UN High Commissioner for Human Rights Michelle Bachelet on Tuesday urged Saudi Arabia to be more transparent in its investigation into the disappearance of journalist Jamal Khashoggi last week. “Mr Khashoggi entered the Consulate and has never been seen since, [so] the onus is on the Saudi authorities to reveal what happened to him from that point onwards,” she said.

Khashoggi is a Saudi journalist who, after writing columns in The Washington Post critical of the ruling family, went into exile in Turkey. Last week, he disappeared into the Saudi Consulate in Istanbul and did not emerge, and intelligence agencies from around the world claim evidence of his death.

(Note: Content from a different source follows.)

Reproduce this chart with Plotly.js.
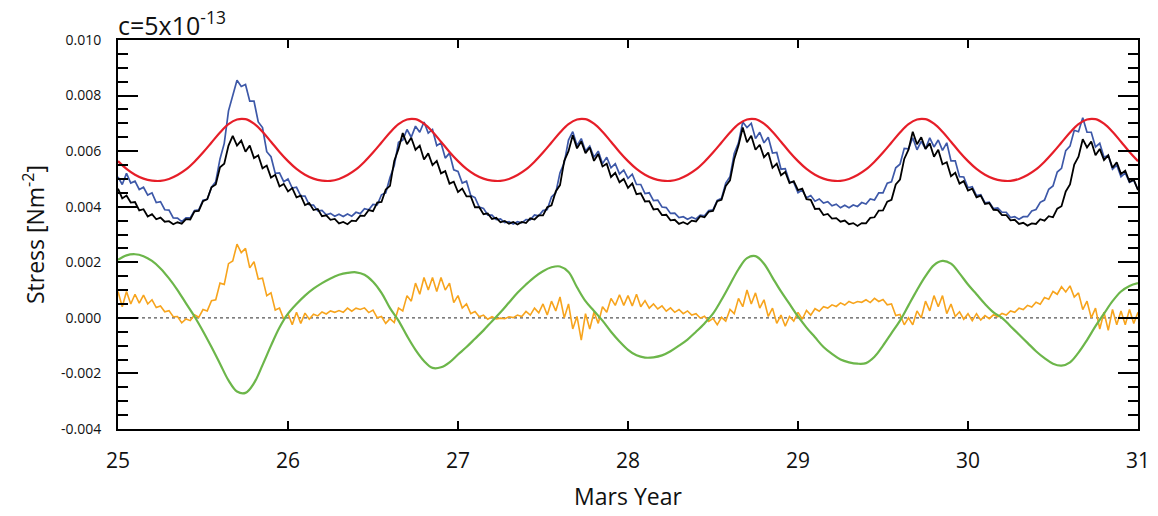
<!DOCTYPE html>
<html>
<head>
<meta charset="utf-8">
<script src="https://cdn.plot.ly/plotly-3.0.1.min.js"></script>
<style>
  html, body { margin: 0; padding: 0; background: #fff; }
  #chart { width: 1158px; height: 516px; }
</style>
</head>
<body>
<div id="chart"></div>
<script>
// Values in units of 1e-3 N m^-2.
// Fine grid (noisy series): Mars Year 25.000 .. 31.000 every 0.025
const fineStart = 25, fineStep = 0.025, fineCount = 241;
// Coarse grid (smooth series): Mars Year 25.00 .. 31.00 every 0.05
const coarseStart = 25, coarseStep = 0.05, coarseCount = 121;

const blackSeries = [
  4.65,4.30,4.40,4.15,4.17,3.87,3.91,3.65,3.73,3.55,3.61,3.46,3.48,3.37,3.44,3.39,3.55,3.54,3.83,3.85,4.2,4.27,4.7,4.8,5.42,5.55,6.2,6.55,6.2,6.38,5.98,6.2,5.75,5.85,5.38,5.48,5.05,5.15,4.73,4.82,
  4.55,4.67,4.34,4.4,4.06,4.13,3.88,3.92,3.66,3.69,3.53,3.56,3.4,3.45,3.37,3.5,3.48,3.68,3.67,3.88,3.84,4.15,4.17,4.62,4.75,5.65,6.08,6.65,6.25,6.48,6.05,6.2,5.7,5.92,5.5,5.65,5.2,5.28,4.83,4.9,
  4.53,4.65,4.37,4.37,3.98,3.98,3.73,3.76,3.56,3.6,3.44,3.49,3.39,3.45,3.36,3.45,3.41,3.58,3.54,3.69,3.69,3.98,4.05,4.55,4.78,5.65,6.0,6.57,6.1,6.35,5.93,6.13,5.65,5.9,5.45,5.55,5.07,5.22,4.88,5.0,
  4.68,4.84,4.45,4.48,4.19,4.2,3.9,3.92,3.7,3.71,3.51,3.53,3.38,3.44,3.37,3.5,3.47,3.66,3.62,3.82,3.85,4.2,4.25,4.75,4.95,5.72,6.2,6.85,6.32,6.55,6.05,6.23,5.78,5.95,5.4,5.55,5.13,5.25,4.85,4.92,
  4.6,4.65,4.27,4.25,3.92,3.93,3.7,3.74,3.57,3.59,3.46,3.5,3.37,3.41,3.31,3.41,3.4,3.6,3.62,3.86,3.87,4.18,4.25,4.8,4.98,5.72,6.05,6.7,6.25,6.5,6.08,6.28,5.8,6.05,5.53,5.6,5.1,5.22,4.83,4.92,
  4.58,4.65,4.34,4.4,4.1,4.13,3.89,3.88,3.7,3.7,3.51,3.53,3.38,3.42,3.32,3.4,3.38,3.55,3.5,3.66,3.62,3.93,4.02,4.55,4.8,5.52,5.8,6.43,6.13,6.35,5.85,6.08,5.68,5.85,5.4,5.6,5.18,5.3,4.9,4.97,4.6
];

const blueSeries = [
  5.07,4.8,5.2,4.85,4.92,4.62,4.7,4.42,4.5,4.15,4.18,3.89,3.88,3.6,3.59,3.46,3.6,3.6,3.86,3.89,4.23,4.27,4.7,4.9,5.72,6.28,7.45,8.0,8.55,8.33,8.4,7.8,7.8,7.05,6.85,5.98,5.8,5.2,5.22,4.9,
  5.0,4.67,4.7,4.39,4.38,4.07,4.06,3.85,3.87,3.71,3.76,3.66,3.73,3.65,3.74,3.66,3.8,3.75,3.93,3.89,4.08,4.07,4.43,4.5,5.05,5.48,6.32,6.4,6.78,6.5,6.9,6.68,7.05,6.65,6.78,6.2,6.3,5.75,5.93,5.33,
  5.27,4.85,4.92,4.4,4.33,3.99,3.94,3.7,3.7,3.54,3.56,3.43,3.46,3.38,3.46,3.42,3.54,3.53,3.7,3.67,3.86,3.9,4.35,4.5,5.22,5.58,6.4,6.7,6.2,6.45,6.0,6.18,5.78,6.0,5.55,5.78,5.4,5.55,5.18,5.32,
  5.02,5.17,4.8,4.8,4.47,4.5,4.22,4.24,3.99,3.97,3.76,3.77,3.61,3.64,3.55,3.62,3.56,3.7,3.67,3.86,3.89,4.23,4.3,4.85,5.08,5.92,6.3,7.05,6.85,7.0,6.45,6.68,6.3,6.5,5.93,5.95,5.35,5.37,4.9,4.87,
  4.5,4.6,4.32,4.4,4.2,4.28,4.13,4.18,4.03,4.09,3.96,4.05,3.96,4.06,4.01,4.15,4.1,4.28,4.24,4.5,4.5,4.85,4.9,5.4,5.53,6.1,6.08,6.48,6.05,6.35,6.08,6.48,6.15,6.4,6.03,6.3,5.65,5.65,5.08,5.07,
  4.68,4.72,4.4,4.43,4.14,4.16,3.93,3.96,3.8,3.8,3.61,3.64,3.55,3.64,3.64,3.85,3.9,4.16,4.24,4.63,4.75,5.25,5.38,6.02,6.18,6.75,6.7,7.2,6.68,6.68,6.15,6.28,5.78,5.85,5.35,5.5,5.08,5.22,4.88,4.95,4.62
];

const orangeSeries = [
  0.95,0.4,0.95,0.5,0.85,0.53,0.82,0.5,0.65,0.37,0.43,0.22,0.26,0.04,0.05,-0.18,-0.04,-0.1,0.11,0.02,0.3,0.25,0.62,0.65,1.25,1.2,1.95,2.05,2.65,2.35,2.5,1.8,2.02,1.4,1.43,0.8,0.9,0.28,0.35,-0.05,
  0.15,-0.25,0.2,-0.2,0.17,-0.05,0.13,0.07,0.21,0.14,0.25,0.2,0.26,0.2,0.35,0.24,0.35,0.3,0.36,0.19,0.28,0.0,0.05,-0.2,-0.03,-0.17,0.35,0.25,0.8,0.6,1.25,0.85,1.45,1.0,1.45,0.95,1.45,1.0,1.25,0.55,
  0.8,0.35,0.5,0.15,0.23,0.04,0.1,-0.05,0.04,-0.04,-0.01,-0.03,0.04,0.01,0.1,0.05,0.23,0.1,0.35,0.18,0.5,0.1,0.6,0.25,0.75,0.0,0.5,-0.4,0.05,-0.8,0.15,-0.4,0.2,-0.2,0.4,0.2,0.7,0.45,0.83,0.45,
  0.8,0.43,0.85,0.4,0.62,0.35,0.5,0.32,0.43,0.24,0.36,0.2,0.3,0.15,0.25,0.1,0.15,-0.01,0.06,-0.13,-0.02,-0.25,0.02,-0.12,0.3,0.15,0.7,0.4,1.0,0.5,0.9,0.35,0.65,0.05,0.35,-0.2,0.1,-0.3,0.05,-0.12,
  0.2,-0.05,0.27,0.1,0.33,0.24,0.4,0.35,0.47,0.41,0.54,0.46,0.59,0.52,0.59,0.56,0.65,0.55,0.7,0.59,0.66,0.47,0.5,0.08,0.12,-0.25,0.0,-0.25,0.25,0.0,0.6,0.25,0.8,0.4,0.8,0.15,0.5,0.05,0.22,-0.05,
  0.15,-0.1,0.15,-0.08,0.08,-0.03,0.11,0.04,0.16,0.1,0.25,0.2,0.35,0.3,0.45,0.39,0.56,0.49,0.73,0.67,0.95,0.85,1.12,0.93,1.15,0.75,0.9,0.3,0.6,0.0,0.35,-0.4,0.2,-0.45,0.3,-0.25,0.25,-0.25,0.3,-0.2,0.2
];

const redSeries = [
  5.64,5.36,5.15,5.01,4.94,4.93,5.00,5.14,5.34,5.62,5.95,6.31,6.67,6.97,7.14,7.15,6.99,6.70,6.34,5.97,
  5.64,5.36,5.15,5.01,4.94,4.93,5.00,5.14,5.34,5.62,5.95,6.31,6.67,6.97,7.14,7.15,6.99,6.70,6.34,5.97,
  5.64,5.36,5.15,5.01,4.94,4.93,5.00,5.14,5.34,5.62,5.95,6.31,6.67,6.97,7.14,7.15,6.99,6.70,6.34,5.97,
  5.64,5.36,5.15,5.01,4.94,4.93,5.00,5.14,5.34,5.62,5.95,6.31,6.67,6.97,7.14,7.15,6.99,6.70,6.34,5.97,
  5.64,5.36,5.15,5.01,4.94,4.93,5.00,5.14,5.34,5.62,5.95,6.31,6.67,6.97,7.14,7.15,6.99,6.70,6.34,5.97,
  5.64,5.36,5.15,5.01,4.94,4.93,5.00,5.14,5.34,5.62,5.95,6.31,6.67,6.97,7.14,7.15,6.99,6.70,6.34,5.97,
  5.64
];

const greenSeries = [
  2.09,2.25,2.29,2.22,2.05,1.78,1.42,1.0,0.52,0.05,-0.48,-1.05,-1.65,-2.25,-2.65,-2.7,-2.35,-1.7,-1.0,-0.35,
  0.15,0.5,0.8,1.05,1.25,1.42,1.55,1.62,1.64,1.55,1.3,0.9,0.35,-0.1,-0.65,-1.15,-1.55,-1.8,-1.78,-1.6,
  -1.32,-1.05,-0.75,-0.45,-0.12,0.2,0.55,0.9,1.2,1.47,1.68,1.82,1.85,1.65,1.1,0.6,0.25,-0.1,-0.5,-0.85,
  -1.15,-1.35,-1.43,-1.42,-1.35,-1.2,-1.0,-0.78,-0.5,-0.2,0.15,0.65,1.2,1.75,2.15,2.22,1.95,1.45,0.95,0.5,
  0.05,-0.35,-0.7,-1.05,-1.3,-1.5,-1.6,-1.65,-1.63,-1.4,-1.0,-0.55,-0.1,0.45,1.0,1.5,1.9,2.05,1.95,1.6,
  1.2,0.85,0.5,0.2,0.0,-0.3,-0.6,-0.9,-1.2,-1.45,-1.65,-1.72,-1.6,-1.25,-0.8,-0.3,0.15,0.6,0.95,1.15,
  1.25
];

const yTickVals = [-0.004, -0.002, 0.000, 0.002, 0.004, 0.006, 0.008, 0.010];
const yTickText = ["-0.004", "-0.002", "0.000", "0.002", "0.004", "0.006", "0.008", "0.010"];
const xTickVals = [25, 26, 27, 28, 29, 30, 31];

const titleText = "c=5x10<sup>-13</sup>";
const xTitle = "Mars Year";
const yTitle = "Stress [Nm<sup>-2</sup>]";

const unit = 0.001;
const fineX = Array.from({length: fineCount}, (_, i) => +(fineStart + i * fineStep).toFixed(3));
const coarseX = Array.from({length: coarseCount}, (_, i) => +(coarseStart + i * coarseStep).toFixed(3));
const toStress = arr => arr.map(v => v * unit);

const FONT = "Open Sans, Noto Sans, sans-serif";

const traces = [
  { x: fineX, y: toStress(blueSeries), mode: "lines", line: { color: "#3d58a8", width: 1.7 }, hoverinfo: "skip" },
  { x: fineX, y: toStress(blackSeries), mode: "lines", line: { color: "#000000", width: 1.8 }, hoverinfo: "skip" },
  { x: coarseX, y: toStress(redSeries), mode: "lines", line: { color: "#e61e28", width: 2.2, shape: "spline" }, hoverinfo: "skip" },
  { x: fineX, y: toStress(orangeSeries), mode: "lines", line: { color: "#f7a41d", width: 1.6 }, hoverinfo: "skip" },
  { x: coarseX, y: toStress(greenSeries), mode: "lines", line: { color: "#6cb64a", width: 2.2, shape: "spline" }, hoverinfo: "skip" }
];

const layout = {
  width: 1158, height: 516,
  margin: { l: 118, r: 20, t: 40, b: 87 },
  paper_bgcolor: "#ffffff", plot_bgcolor: "#ffffff",
  showlegend: false,
  font: { family: FONT, color: "#111111" },
  title: {
    text: titleText,
    font: { family: FONT, size: 25, color: "#111111" },
    xref: "paper", x: 0, xanchor: "left",
    yref: "container", y: 0.95, yanchor: "middle"
  },
  xaxis: {
    range: [25, 31],
    tickvals: xTickVals,
    ticks: "inside", ticklen: 8, tickwidth: 2, tickcolor: "#000",
    showline: true, linewidth: 2, linecolor: "#000", mirror: "ticks",
    showgrid: false, zeroline: false,
    tickfont: { family: FONT, size: 21, color: "#111" },
    ticklabelstandoff: 12,
    title: { text: xTitle, font: { family: FONT, size: 23, color: "#111" }, standoff: 16 }
  },
  yaxis: {
    range: [-0.004, 0.010],
    tickvals: yTickVals, ticktext: yTickText,
    ticks: "inside", ticklen: 20, tickwidth: 2, tickcolor: "#000",
    minor: { dtick: 0.0005, tick0: 0, ticks: "inside", ticklen: 10, tickwidth: 2, tickcolor: "#000", showgrid: false },
    showline: true, linewidth: 2, linecolor: "#000", mirror: "ticks",
    showgrid: false, zeroline: false,
    tickfont: { family: FONT, size: 14, color: "#111" },
    ticklabelstandoff: 12,
    title: { text: yTitle, font: { family: FONT, size: 23, color: "#111" }, standoff: 10 }
  },
  shapes: [
    { type: "line", xref: "paper", x0: 0, x1: 1, yref: "y", y0: 0, y1: 0,
      line: { color: "#555555", width: 1.2, dash: "dot" }, layer: "below" }
  ]
};

Plotly.newPlot("chart", traces, layout, { staticPlot: true, displayModeBar: false });
</script>
</body>
</html>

In her statement, Bachelet encouraged the waiver of the 1963 Vienna Convention on Consular Relations, which provides protection for consular staff. Under this convention, embassies and consulates cannot be searched without international authority. The UN, however, believes that this issue is grave enough for immediate search of the Saudi Consulate in Istanbul.

On Tuesday, US Secretary of State Mike Pompeo met with King Salman in Riyadh and “agreed on the importance of a thorough, transparent, and timely investigation that provides answers.”

In its press release, the UN reminded the public that 2018 is the 70th anniversary of The Universal Declaration of Human Rights, to which the international governing body encourages all nations adhere.